The DSWD through its RRP supports initiatives being implemented in different municipalities along Plastic Bottles Recycling, Mangrove Reforestation, Urban Gardening, Riverbanks Rehabilitation, among others.

Plastic bottles turn walls

DSWD - Brick-WallIn Caraga, “unexpected outcome,” were the first words uttered by Jude Limbaro, the Municipal Social Welfare and Development Officer (MSWDO) of the local government unit (LGU) of Bayabas, Surigao del Sur, when asked about the outcome of their RRP-CCAM-DRR plastic bottle recycling project in 2021.

The innovative project was the LGU’s Recycling Project implemented under the RRP-CCAM-DRR through the CFW modality of the DSWD. With the locals full cooperation, they were able to produce 20,000 eco-bricks in 10 days from the plastic wastes they collected. The end product is an eco-brick wall which is a colorful wall made of plastic-bottle bricks. The colorful brick wall captured the attention of a passer-by who uploaded a video of the project on social media.

Consequently, in early January 2022, local netizens got excited about the aesthetic fence of a vermi-bed facility along the national highway of Cantilan-Tandag Road. The project amazed those who have seen the ingenuity of making colorful walls out of plastic bottles with colored cellophanes.

Creating recycled beauty

“(This is part of) our goal to reduce solid wastes and be part of the mitigation and adaptation initiatives of the government against the climate change problems. The said project is among the different RRP-CCAM-DRR implemented by the LGU, together with the Mangrove Reforestation (Sagip-Wakatan), Kawayanihan (Sagip-ilog), Guavayanihan (Sagip-tubig), and Gulayan-Bayanihan,” LGU Bayabas Mayor Maria Clarita Limbaro proudly posted on her social media, expressing fulfilment of the initiatives of LGU Bayabas.

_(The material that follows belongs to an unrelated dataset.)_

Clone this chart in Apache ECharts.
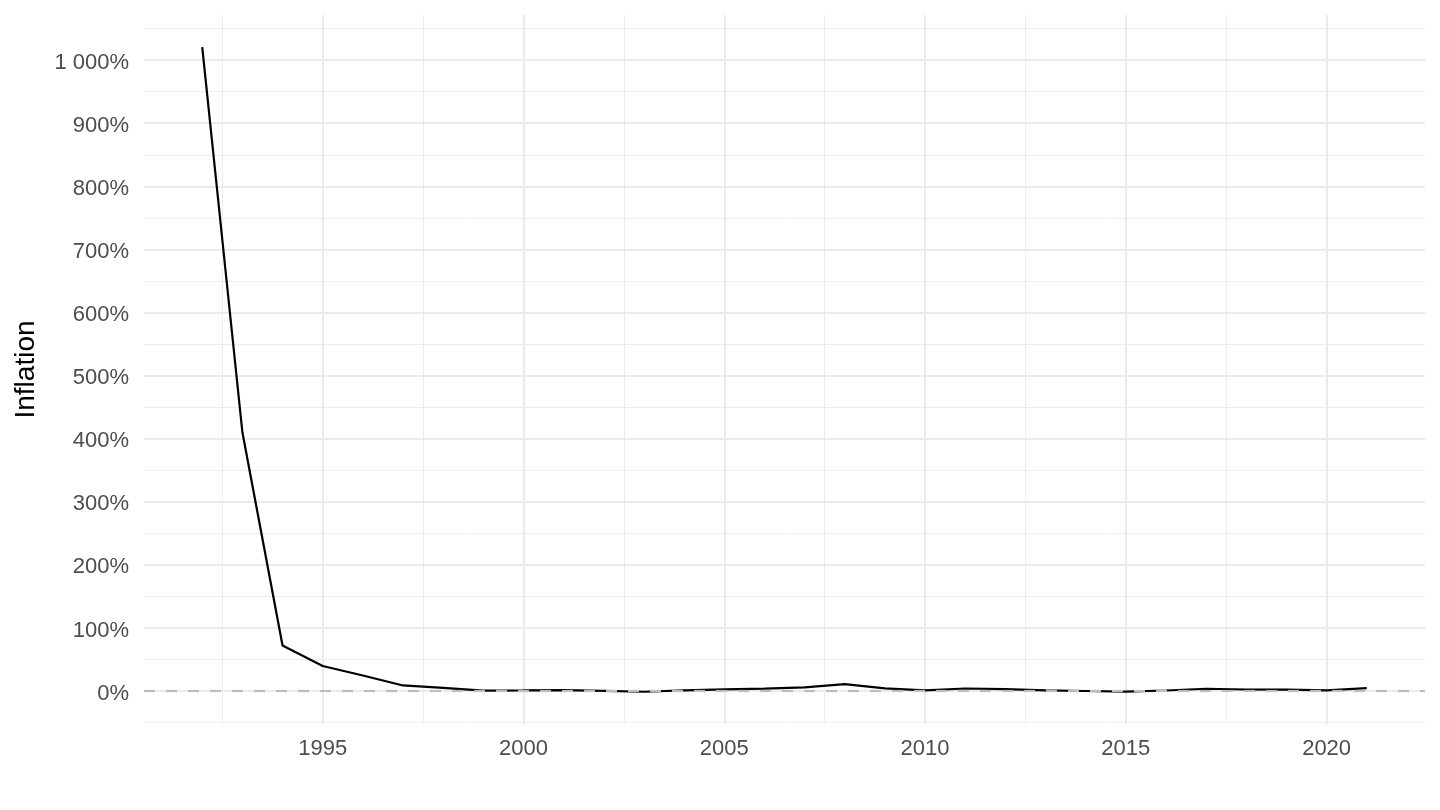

It may have started out as an LGU plan, but the result was through the efforts of the residents wanting to partake in helping the environment and becoming advocates for climate change resiliency.

MSWDO Limbaro underscored that the success of the project should be rightfully merited to the hardworking people of Bayabas. He also noted that this battle against plastic bottles is not exclusive to coastal communities but a universal one.

“Kini nga kalampusan naghatag sa mga beneficiaries ug dugang kadasig nga muapil sa mga sumusunod pa nga proyekto sa gobyerno batok sa environmental degradation.” (The success of this project inspires the beneficiaries to be involved again in future government projects to combat environmental degradation), MSWDO Limbaro added.

The DSWD re-echoes what the head of Bayabas Social Welfare and Development Office has said, emphasizing that program beneficiaries are not just passive recipients of government assistance but they can also be active participants of development efforts.